## EXERCISE:
Copy, exactly as written, the lines that begin at the one containing "Recreate this image as a Python" and end at the one containing "from matplotlib.transforms import". Skip any pictures in the data below.

[Records with drawing code]
## Start

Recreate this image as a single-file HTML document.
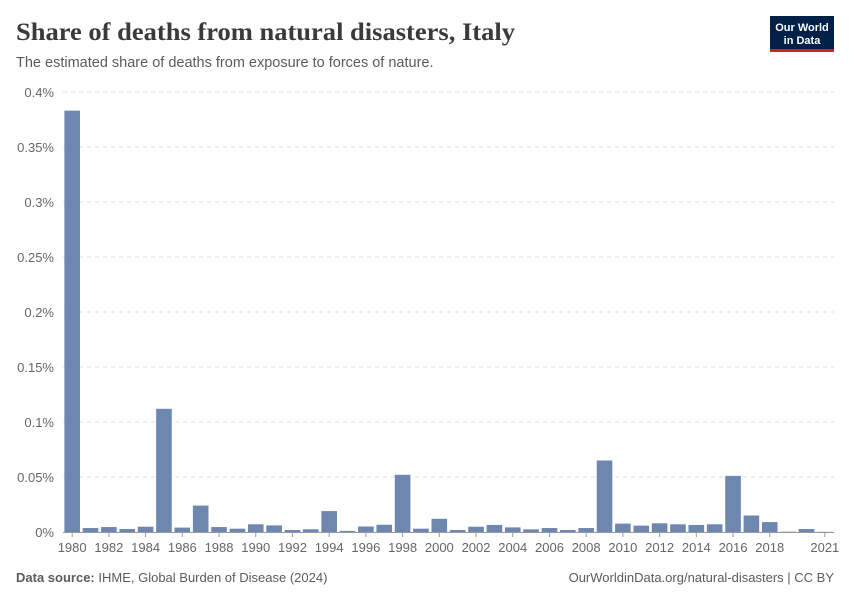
<!DOCTYPE html>
<html><head><meta charset="utf-8"><style>
body{margin:0;background:#fff;font-family:"Liberation Sans",sans-serif;}
#c{position:relative;width:850px;height:600px;}
</style></head><body><div id="c">
<svg width="850" height="600">
<text x="16" y="40" font-family="Liberation Serif,serif" font-size="25" font-weight="bold" fill="#3a3a3a" textLength="499" lengthAdjust="spacingAndGlyphs">Share of deaths from natural disasters, Italy</text>
<text x="16" y="67" font-size="14.5" fill="#5b5b5b">The estimated share of deaths from exposure to forces of nature.</text>
<g><rect x="770" y="16" width="64" height="36" fill="#002147"/><rect x="770" y="49" width="64" height="3" fill="#ce261e"/>
<text x="802" y="31" font-size="11" font-weight="bold" fill="#fff" text-anchor="middle">Our World</text><text x="802" y="44" font-size="11" font-weight="bold" fill="#fff" text-anchor="middle">in Data</text></g>
<g id="grid"></g><g id="bars"></g><g id="xaxis"></g>
<text x="16" y="582" font-size="13" fill="#5b5b5b"><tspan font-weight="bold">Data source:</tspan> IHME, Global Burden of Disease (2024)</text>
<text x="834" y="582" font-size="13" fill="#5b5b5b" text-anchor="end">OurWorldinData.org/natural-disasters | CC BY</text>
</svg></div>
<script>
const years=[];for(let y=1980;y<=2021;y++)years.push(y);
const values=[0.383,0.0036,0.0045,0.0027,0.0048,0.112,0.004,0.024,0.0045,0.003,0.007,0.006,0.0018,0.0025,0.019,0.001,0.005,0.0066,0.052,0.003,0.012,0.0018,0.0048,0.0064,0.0042,0.0024,0.0036,0.0018,0.0036,0.065,0.0076,0.0058,0.0079,0.007,0.0064,0.007,0.051,0.015,0.009,0.0003,0.0027,0.0002];
const yTicks=[0,0.05,0.1,0.15,0.2,0.25,0.3,0.35,0.4];
const yLabels=["0%","0.05%","0.1%","0.15%","0.2%","0.25%","0.3%","0.35%","0.4%"];
const xTicks=[1980,1982,1984,1986,1988,1990,1992,1994,1996,1998,2000,2002,2004,2006,2008,2010,2012,2014,2016,2018,2021];
const NS="http://www.w3.org/2000/svg";
const y0=532,y1=92,left=63,right=834;
const ys=v=>y0-(v/0.4)*(y0-y1);
const step=(right-left)/years.length;
const xs=yr=>left+(yr-1980+0.5)*step;
function mk(t,a,p){const e=document.createElementNS(NS,t);for(const k in a)e.setAttribute(k,a[k]);p.appendChild(e);return e;}
const g=document.getElementById('grid');
yTicks.forEach((t,i)=>{
 if(i>0){const l=mk('line',{x1:left,x2:right,y1:ys(t),y2:ys(t),stroke:'#ddd','stroke-dasharray':'4,4'},g);
 
 }
 const tx=mk('text',{x:54,y:ys(t)+5,'font-size':13,fill:'#666','text-anchor':'end'},g);tx.textContent=yLabels[i];
 
 
});
const b=document.getElementById('bars');
years.forEach((yr,i)=>{const h=y0-ys(values[i]);
 const r=mk('rect',{x:xs(yr)-7.8,y:ys(values[i]),width:15.6,height:Math.max(h,0),fill:'#6d87b1'},b);
 
 });
const xa=document.getElementById('xaxis');
const al=mk('line',{x1:left,x2:right,y1:y0+0.5,y2:y0+0.5,stroke:'#999'},xa);


xTicks.forEach(t=>{mk('line',{x1:xs(t),x2:xs(t),y1:y0,y2:y0+5,stroke:'#999'},xa);
 const tx=mk('text',{x:xs(t),y:552,'font-size':13,fill:'#666','text-anchor':'middle'},xa);tx.textContent=t;
 
 });
</script></body></html>
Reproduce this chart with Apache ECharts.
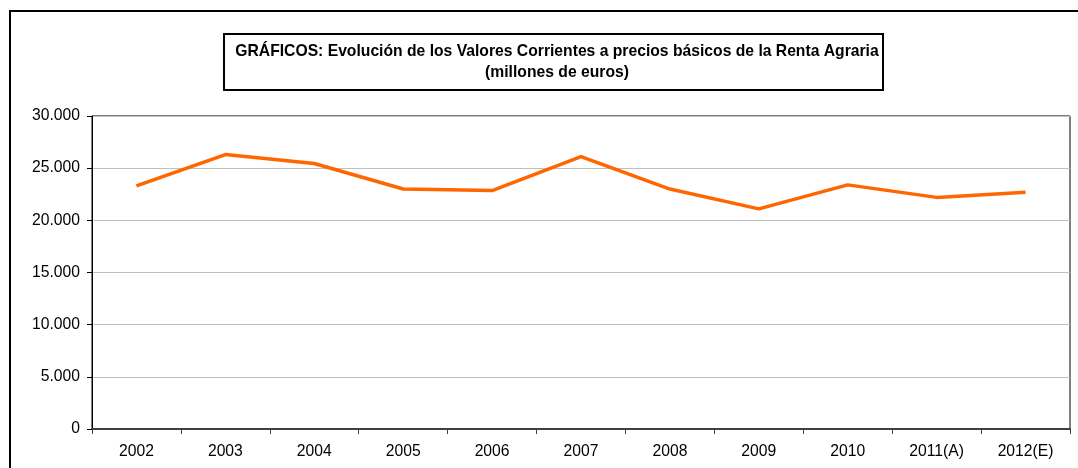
<!DOCTYPE html>
<html>
<head>
<meta charset="utf-8">
<script src="https://cdn.jsdelivr.net/npm/echarts@6/dist/echarts.min.js"></script>
<style>
  html, body { margin: 0; padding: 0; background: #fff; }
  #chart { width: 1078px; height: 468px; }
</style>
</head>
<body>
<div id="chart"></div>
<script>
// Renta Agraria, valores corrientes (millones de euros)
var years = ["2002", "2003", "2004", "2005", "2006", "2007", "2008", "2009", "2010", "2011(A)", "2012(E)"];
var renta = [23300, 26300, 25450, 23000, 22850, 26100, 23000, 21100, 23400, 22200, 22700];

var FONT = "'Liberation Sans', Arial, sans-serif";
var FS = 15.7;

// 30000 -> "30.000"
function fmtMiles(v) {
  return String(v).replace(/\B(?=(\d{3})+(?!\d))/g, ".");
}

var chart = echarts.init(document.getElementById("chart"), null, { renderer: "canvas" });

chart.setOption({
  animation: false,
  backgroundColor: "#fff",
  title: {
    text: "GRÁFICOS: Evolución de los Valores Corrientes a precios básicos de la Renta Agraria\n(millones de euros)",
    left: 545,
    top: 34,
    textAlign: "center",
    padding: [7, 5, 7, 12],
    borderColor: "#000",
    borderWidth: 2,
    textStyle: {
      fontFamily: FONT,
      fontSize: FS,
      fontWeight: "bold",
      color: "#000",
      lineHeight: 21
    }
  },
  graphic: [
    {
      type: "rect",
      shape: { x: 10, y: 11, width: 1100, height: 500 },
      style: { fill: null, stroke: "#000", lineWidth: 2 },
      silent: true
    }
  ],
  grid: {
    left: 92,
    top: 116,
    right: 8,
    bottom: 39,
    show: true,
    borderColor: "#000",
    borderWidth: 1
  },
  xAxis: {
    type: "category",
    data: years,
    boundaryGap: true,
    axisLine: { lineStyle: { color: "#404040", width: 2 } },
    axisTick: { show: true, length: 5, lineStyle: { color: "#404040" } },
    axisLabel: { fontFamily: FONT, fontSize: FS, color: "#000", margin: 15 },
    splitLine: { show: false }
  },
  yAxis: {
    type: "value",
    min: 0,
    max: 30000,
    interval: 5000,
    axisLine: { show: true, lineStyle: { color: "#000", width: 1 } },
    axisTick: { show: true, length: 5, lineStyle: { color: "#000" } },
    axisLabel: {
      fontFamily: FONT,
      fontSize: FS,
      color: "#000",
      margin: 12,
      formatter: fmtMiles
    },
    splitLine: { show: true, lineStyle: { color: "#c0c0c0", width: 1 } }
  },
  series: [
    {
      type: "line",
      data: renta,
      symbol: "none",
      lineStyle: { color: "#ff6600", width: 3.5 },
      itemStyle: { color: "#ff6600" }
    }
  ]
});
</script>
</body>
</html>
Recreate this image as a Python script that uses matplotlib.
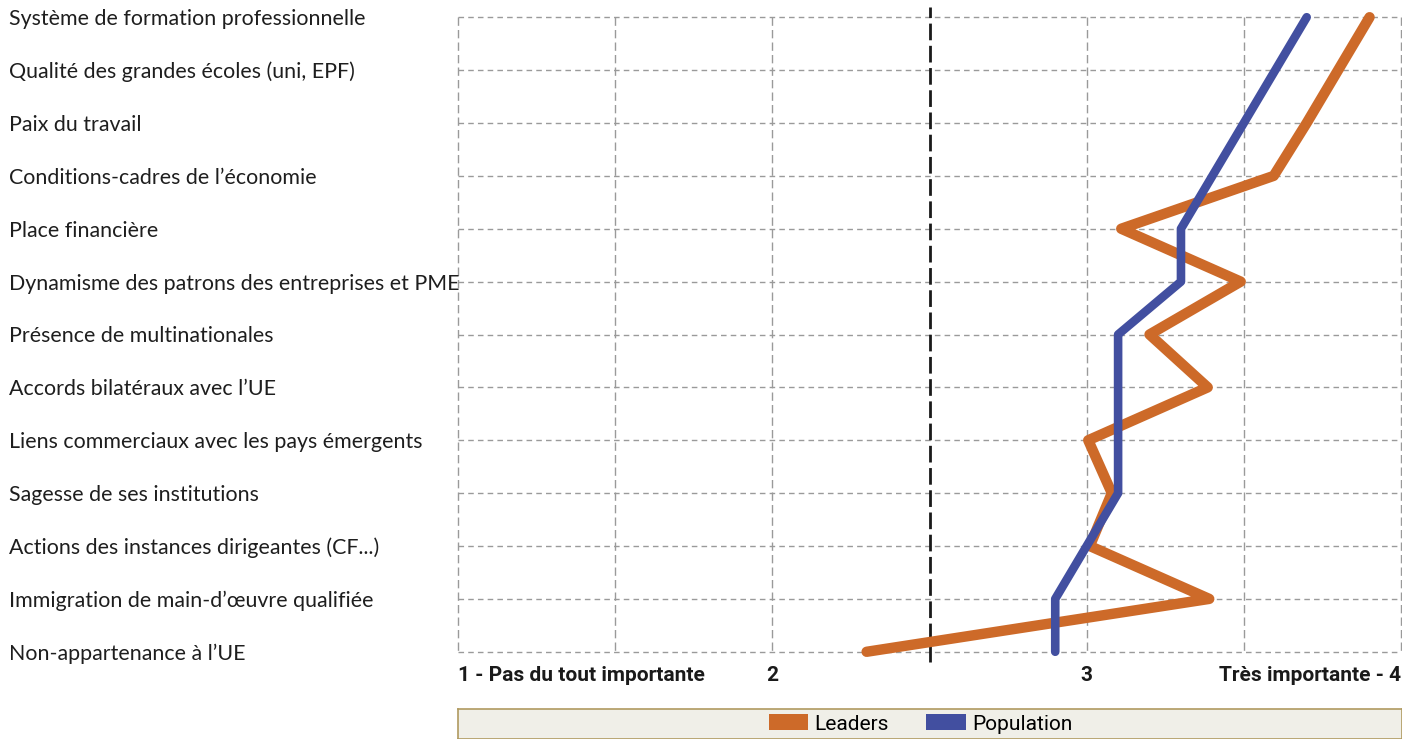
import matplotlib
matplotlib.use("Agg")
import matplotlib.pyplot as plt
from matplotlib.patches import Patch
from matplotlib.transforms import blended_transform_factory

categories = [
    "Système de formation professionnelle",
    "Qualité des grandes écoles (uni, EPF)",
    "Paix du travail",
    "Conditions-cadres de l’économie",
    "Place financière",
    "Dynamisme des patrons des entreprises et PME",
    "Présence de multinationales",
    "Accords bilatéraux avec l’UE",
    "Liens commerciaux avec les pays émergents",
    "Sagesse de ses institutions",
    "Actions des instances dirigeantes (CF...)",
    "Immigration de main-d’œuvre qualifiée",
    "Non-appartenance à l’UE",
]
leaders = [3.90, 3.80, 3.70, 3.595, 3.11, 3.49, 3.20, 3.385, 3.005, 3.08, 3.01, 3.39, 2.30]
population = [3.70, 3.60, 3.50, 3.40, 3.30, 3.30, 3.10, 3.10, 3.10, 3.10, 3.00, 2.90, 2.90]
tick_vals = [1, 2, 3, 4]
tick_labels = ["1 - Pas du tout importante", "2", "3", "Très importante - 4"]
grid_x = [1, 1.5, 2, 2.5, 3, 3.5, 4]

orange = "#CD6A29"
blue = "#424FA0"
label_font = ["Lato", "DejaVu Sans"]
tick_font = ["Roboto", "DejaVu Sans"]

W, H = 1402, 739
fig = plt.figure(figsize=(W / 100, H / 100), dpi=100)
ax = fig.add_axes([458 / W, 1 - 665 / H, (1401 - 458) / W, 661 / H])

rows = list(range(len(categories)))
ax.set_ylim(len(categories) - 0.75, -0.25)
ax.set_xlim(1, 4)

# dashed grid drawn by hand so it stops at first/last row
for r in rows:
    ax.plot([1, 4], [r, r], color="#9a9a9a", lw=1, ls=(0, (4, 3)), clip_on=False, zorder=1)
for gx in grid_x:
    if gx == 2.5:
        continue
    ax.plot([gx, gx], [0, rows[-1]], color="#9a9a9a", lw=1, ls=(0, (6, 3)), clip_on=False, zorder=1)
ax.axvline(2.5, ymin=0.005, ymax=0.995, color="#1a1a1a", lw=2, ls=(0, (6, 2)), zorder=2)

ax.plot(leaders, rows, color=orange, lw=7.5, solid_capstyle="round", solid_joinstyle="round", zorder=3)
ax.plot(population, rows, color=blue, lw=6.2, solid_capstyle="round", solid_joinstyle="round", zorder=4)

for s in ax.spines.values():
    s.set_visible(False)
ax.set_yticks([])
ax.set_xticks(tick_vals)
ax.set_xticklabels(tick_labels, family=tick_font, fontweight="bold", fontsize=15, color="#1a1a1a")
ax.tick_params(axis="x", length=0, pad=1)
lbls = ax.get_xticklabels()
lbls[0].set_ha("left")
lbls[-1].set_ha("right")

tr = blended_transform_factory(fig.transFigure, ax.transData)
for r, c in zip(rows, categories):
    ax.text(9 / W, r + 0.15, c, transform=tr, ha="left", va="baseline", fontsize=15.4,
            family=label_font, color="#1e1e1e")

# legend box at the bottom
lax = fig.add_axes([458 / W, 0, (W - 458) / W, 30 / H])
lax.set_facecolor("#F0EFE8")
lax.set_xticks([])
lax.set_yticks([])
for s in lax.spines.values():
    s.set_color("#B09A60")
    s.set_linewidth(1.2)
handles = [Patch(facecolor=orange, label="Leaders"), Patch(facecolor=blue, label="Population")]
lg = lax.legend(handles=handles, loc="center", ncol=2, frameon=False,
                prop={"family": tick_font, "size": 15}, handlelength=1.9, handleheight=0.8,
                handletextpad=0.3, columnspacing=1.8, borderaxespad=0, borderpad=0,
                bbox_to_anchor=(0.49, 0.5))

fig.savefig("out.png", dpi=100)
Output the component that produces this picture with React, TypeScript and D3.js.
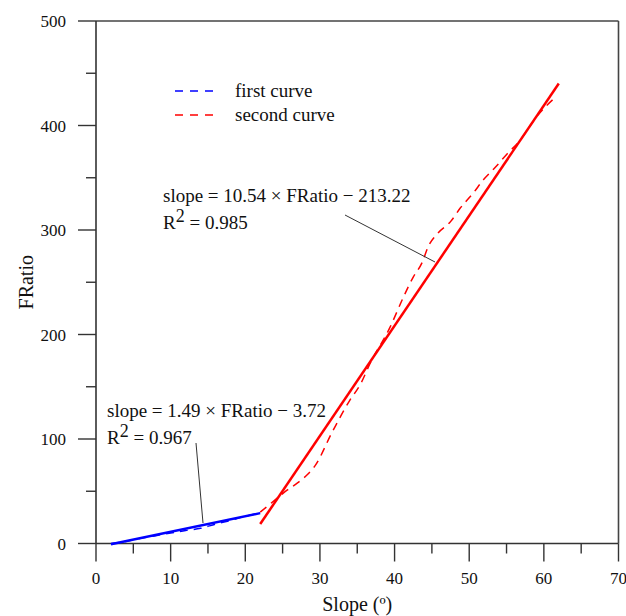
import React from "react";
import * as d3 from "d3";

const firstCurveX = [2, 4, 6, 8, 10, 12, 14, 16, 18, 20, 22];
const firstCurveY = [0, 2, 5, 7.5, 10, 12.5, 14.5, 18.5, 22, 26, 29];
const secondCurveX = [22, 24.3, 25.6, 27, 28.4, 29.4, 31.6, 34, 35.4, 36.7, 39.4, 41.2, 42.5, 43.7, 44.5, 45.8, 47.5, 48.8, 50.5, 51.9, 53.5, 55.1, 56.6, 59.2, 61.7];
const secondCurveY = [30, 43.5, 51, 58, 66.5, 75, 106, 137, 152, 172, 207, 236, 255, 269, 284, 297, 308, 321, 335, 348, 360, 373, 384, 410, 428];
const fit1 = { slope: 1.49, intercept: -3.72, x0: 2, x1: 22 };
const fit2 = { slope: 10.54, intercept: -213.22, x0: 22, x1: 62 };
const xTicks = [0, 10, 20, 30, 40, 50, 60, 70];
const yTicks = [0, 100, 200, 300, 400, 500];
const xMinor = [5, 15, 25, 35, 45, 55, 65];
const yMinor = [50, 150, 250, 350, 450];
const legendLabels = ["first curve", "second curve"];

const W = 626, H = 616;
const L = 96, R = 618.5, T = 21, B = 543.5;
const FONT = "'Liberation Serif', 'Times New Roman', serif";

export default function App() {
  const x = d3.scaleLinear().domain([0, 70]).range([L, R]);
  const y = d3.scaleLinear().domain([0, 500]).range([B, T]);
  const curve = d3.line<[number, number]>().x(d => x(d[0])).y(d => y(d[1])).curve(d3.curveMonotoneX);
  const c1 = firstCurveX.map((v, i) => [v, firstCurveY[i]] as [number, number]);
  const c2 = secondCurveX.map((v, i) => [v, secondCurveY[i]] as [number, number]);
  const fitLine = (f: typeof fit1) =>
    d3.line<number>().x(v => x(v)).y(v => y(f.slope * v + f.intercept))([f.x0, f.x1]) || "";
  const axisColor = "#333";
  return (
    <svg width={W} height={H} style={{ position: "absolute", left: 0, top: 0, background: "#fff" }} fontFamily={FONT}>
      <rect x={0} y={0} width={W} height={H} fill="#fff" />
      {/* frame */}
      <line x1={L} x2={R} y1={T} y2={T} stroke="#444" strokeWidth={1.6} />
      <line x1={R} x2={R} y1={T} y2={B} stroke="#444" strokeWidth={1.6} />
      <line x1={L} x2={R} y1={B} y2={B} stroke={axisColor} strokeWidth={1.6} />
      <line x1={L} x2={L} y1={T} y2={B} stroke={axisColor} strokeWidth={1.6} />
      {xTicks.map(t => (
        <g key={"xt" + t}>
          <line x1={x(t)} x2={x(t)} y1={B} y2={B + 18} stroke={axisColor} strokeWidth={1.4} />
          <text x={x(t)} y={B + 40} fontSize={17} textAnchor="middle" fill="#111">{t}</text>
        </g>
      ))}
      {xMinor.map(t => (
        <line key={"xm" + t} x1={x(t)} x2={x(t)} y1={B} y2={B + 10} stroke={axisColor} strokeWidth={1.4} />
      ))}
      {yTicks.map(t => (
        <g key={"yt" + t}>
          <line x1={L - 18} x2={L} y1={y(t)} y2={y(t)} stroke={axisColor} strokeWidth={1.4} />
          <text x={L - 30} y={y(t) + 6} fontSize={17} textAnchor="end" fill="#111">{t}</text>
        </g>
      ))}
      {yMinor.map(t => (
        <line key={"ym" + t} x1={L - 10} x2={L} y1={y(t)} y2={y(t)} stroke={axisColor} strokeWidth={1.4} />
      ))}
      <text x={(L + R) / 2} y={611} fontSize={20} textAnchor="middle" fill="#111">Slope (º)</text>
      <text transform={`translate(33, ${(T + B) / 2}) rotate(-90)`} fontSize={20} textAnchor="middle" fill="#111">FRatio</text>

      {/* curves */}
      <path d={curve(c1) || ""} fill="none" stroke="#0000ff" strokeWidth={1.5} strokeDasharray="8,6" />
      <path d={curve(c2) || ""} fill="none" stroke="#ff0000" strokeWidth={1.5} strokeDasharray="8,6" />
      <path d={fitLine(fit1)} fill="none" stroke="#0000ff" strokeWidth={2.5} />
      <path d={fitLine(fit2)} fill="none" stroke="#ff0000" strokeWidth={2.5} />

      {/* legend */}
      {legendLabels.map((lab, i) => (
        <g key={lab}>
          <line x1={175} x2={220} y1={91 + i * 24} y2={91 + i * 24} stroke={i === 0 ? "#0000ff" : "#ff0000"} strokeWidth={1.5} strokeDasharray="8,7" />
          <text x={235} y={97 + i * 24} fontSize={19} fill="#111">{lab}</text>
        </g>
      ))}

      {/* annotations */}
      <text x={163} y={202} fontSize={19} fill="#111">slope = 10.54 × FRatio − 213.22</text>
      <text x={163} y={229} fontSize={19} fill="#111">R<tspan dy={-7} fontSize={18}>2</tspan><tspan dy={7}> = 0.985</tspan></text>
      <line x1={345} y1={215} x2={435} y2={262} stroke="#333" strokeWidth={1} />
      <text x={107} y={417} fontSize={19} fill="#111">slope = 1.49 × FRatio − 3.72</text>
      <text x={107} y={444} fontSize={19} fill="#111">R<tspan dy={-7} fontSize={18}>2</tspan><tspan dy={7}> = 0.967</tspan></text>
      <line x1={196} y1={443} x2={203} y2={523} stroke="#333" strokeWidth={1} />
    </svg>
  );
}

## End

## ANSWER:
Recreate this image as a Python script that uses matplotlib.
import matplotlib
matplotlib.use("Agg")
import matplotlib.pyplot as plt
from matplotlib.patches import Patch
from matplotlib.transforms import blended_transform_factory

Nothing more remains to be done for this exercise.